While the main objective of our OKMH weekend was eating and laughing, a sub-objective was to make our Running Pack in the Sky a reality.
And so, despite having been stuffed to the gills the night before, on Sunday morning, Kat and I headed out for a loop around the neighborhood. Beka and Kirsten, the other two runners in the bunch, stayed back because of nagging injuries.While being able to run outside not in snow in February was key for Kat, just running with her was a big deal to me.
I don't run with humans.
I run with Zooey.
I mean, certainly I run races, which include other people, sometimes 30,000 of them, and when I am at a race with a friend, I'll run with them if our paces align, which is rare (like it's happened once?).
But I don't go for runs with people.
I don't say "hey, want to go for a run sometime?" Ever.
I don't look for running groups that I can join.
I don't live in hope that someone will invite me to join a run.
I just don't.
One reason for this is because I run at oh-dark-thirty most days, as this is what my schedule allows, and people generally are loathe to scrape themselves out of bed at that time for anything social and/or sporty. The only thing that gets me up that early is a cold coonhound nose in my ear.
But the real motive for flying solo is that, even thought I've been comfortable calling myself a runner for a few years now, I'm not fast, and I never will be. I am the tortoise. And I'm OK with that (insert cliché about lapping everyone on the couch), really, but I am not keen on the idea of slowing anyone else down or asking them to go at my pace.
That being said, I wasn't going to NOT run with Kat. We have talked about running together. So. Many. Times. It just needed to happen.
That it made the French toast waffle and bacon breakfast prepped by TCP upon our return even more delicious (if not justified) didn't hurt either.
I'm eternally grateful that Kat let me keep the pace slow, and we looped around the route that Jeanne printed out for us (if you ever need directions ANYWHERE, Jeanne can get you there better than Google Maps), which took us about 30 minutes.
Along the way, we talked a little bit, but even though most of the weekend included uninterrupted talking, we spent most of the run just enjoying the outside, the weather (me maybe not so much on this end), the sound of our feet hitting the pavement, and one another's company.
You might think that the silence we shared would be of the uncomfortable variety, as silence between people who have only recently just met is wont to be, but this was anything but.

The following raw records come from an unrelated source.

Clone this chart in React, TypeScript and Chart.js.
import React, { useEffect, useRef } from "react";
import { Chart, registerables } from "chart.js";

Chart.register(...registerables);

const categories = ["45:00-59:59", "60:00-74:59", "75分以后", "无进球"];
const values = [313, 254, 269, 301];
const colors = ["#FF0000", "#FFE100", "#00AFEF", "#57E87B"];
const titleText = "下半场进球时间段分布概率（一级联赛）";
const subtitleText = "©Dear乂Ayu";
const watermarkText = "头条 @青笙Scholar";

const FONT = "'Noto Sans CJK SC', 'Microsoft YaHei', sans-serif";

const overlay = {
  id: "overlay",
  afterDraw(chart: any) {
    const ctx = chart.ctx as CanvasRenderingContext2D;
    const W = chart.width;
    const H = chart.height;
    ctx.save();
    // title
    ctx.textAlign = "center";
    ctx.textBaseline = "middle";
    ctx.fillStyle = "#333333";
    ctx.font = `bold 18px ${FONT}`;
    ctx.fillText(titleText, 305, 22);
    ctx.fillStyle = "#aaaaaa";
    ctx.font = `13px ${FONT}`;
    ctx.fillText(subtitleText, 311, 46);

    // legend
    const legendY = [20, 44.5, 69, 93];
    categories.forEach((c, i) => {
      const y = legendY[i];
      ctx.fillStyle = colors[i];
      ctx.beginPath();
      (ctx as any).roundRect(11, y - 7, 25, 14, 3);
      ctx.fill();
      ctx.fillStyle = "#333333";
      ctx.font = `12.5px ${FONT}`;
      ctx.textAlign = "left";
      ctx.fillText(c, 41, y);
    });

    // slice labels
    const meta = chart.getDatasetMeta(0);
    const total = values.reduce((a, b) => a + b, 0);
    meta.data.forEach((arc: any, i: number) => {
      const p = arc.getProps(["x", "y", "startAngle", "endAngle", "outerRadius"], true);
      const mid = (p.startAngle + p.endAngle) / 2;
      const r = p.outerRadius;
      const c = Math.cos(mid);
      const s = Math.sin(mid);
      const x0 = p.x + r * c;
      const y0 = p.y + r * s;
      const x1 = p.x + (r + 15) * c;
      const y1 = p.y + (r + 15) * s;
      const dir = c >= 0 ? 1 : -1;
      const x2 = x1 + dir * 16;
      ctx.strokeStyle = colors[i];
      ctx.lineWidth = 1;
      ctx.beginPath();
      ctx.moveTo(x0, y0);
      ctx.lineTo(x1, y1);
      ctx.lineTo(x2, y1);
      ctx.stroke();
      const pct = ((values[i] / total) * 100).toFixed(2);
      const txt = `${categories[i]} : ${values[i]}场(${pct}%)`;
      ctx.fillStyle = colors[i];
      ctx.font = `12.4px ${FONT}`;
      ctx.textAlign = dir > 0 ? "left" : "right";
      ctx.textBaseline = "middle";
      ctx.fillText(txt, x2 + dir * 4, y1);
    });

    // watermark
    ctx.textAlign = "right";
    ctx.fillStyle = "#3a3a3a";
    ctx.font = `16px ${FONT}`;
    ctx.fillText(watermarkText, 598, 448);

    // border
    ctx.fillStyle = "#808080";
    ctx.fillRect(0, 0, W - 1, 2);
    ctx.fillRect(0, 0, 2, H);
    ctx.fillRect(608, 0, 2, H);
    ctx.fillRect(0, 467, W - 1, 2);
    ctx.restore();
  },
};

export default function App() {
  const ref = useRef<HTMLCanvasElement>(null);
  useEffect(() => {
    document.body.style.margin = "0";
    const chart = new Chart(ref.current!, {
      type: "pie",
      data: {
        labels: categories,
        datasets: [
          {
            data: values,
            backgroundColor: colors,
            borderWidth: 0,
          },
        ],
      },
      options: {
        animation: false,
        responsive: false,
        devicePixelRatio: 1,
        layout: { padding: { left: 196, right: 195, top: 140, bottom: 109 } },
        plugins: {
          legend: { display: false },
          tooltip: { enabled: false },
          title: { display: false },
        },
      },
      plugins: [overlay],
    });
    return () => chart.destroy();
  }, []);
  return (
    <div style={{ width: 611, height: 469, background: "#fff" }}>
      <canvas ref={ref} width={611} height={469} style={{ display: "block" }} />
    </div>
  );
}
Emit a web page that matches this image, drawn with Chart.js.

This weekend was truly like having a reunion with old friends, and that Kat and I settled into a relaxed mode almost immediately made that feeling even more apparent.
|The humidity was approximately one billion percent.|
You could SEE IT, for heaven's sake.
|Who's got two thumbs and loves running outside in February?|
|We were intrigued with the chicken tracks in the cement.|
Jeanne later informed us that they were not chicken tracks because, duh, suburbs.
|Post-run - sweaty, gross, euphoric.|
Remind me never to wear that shirt in public again.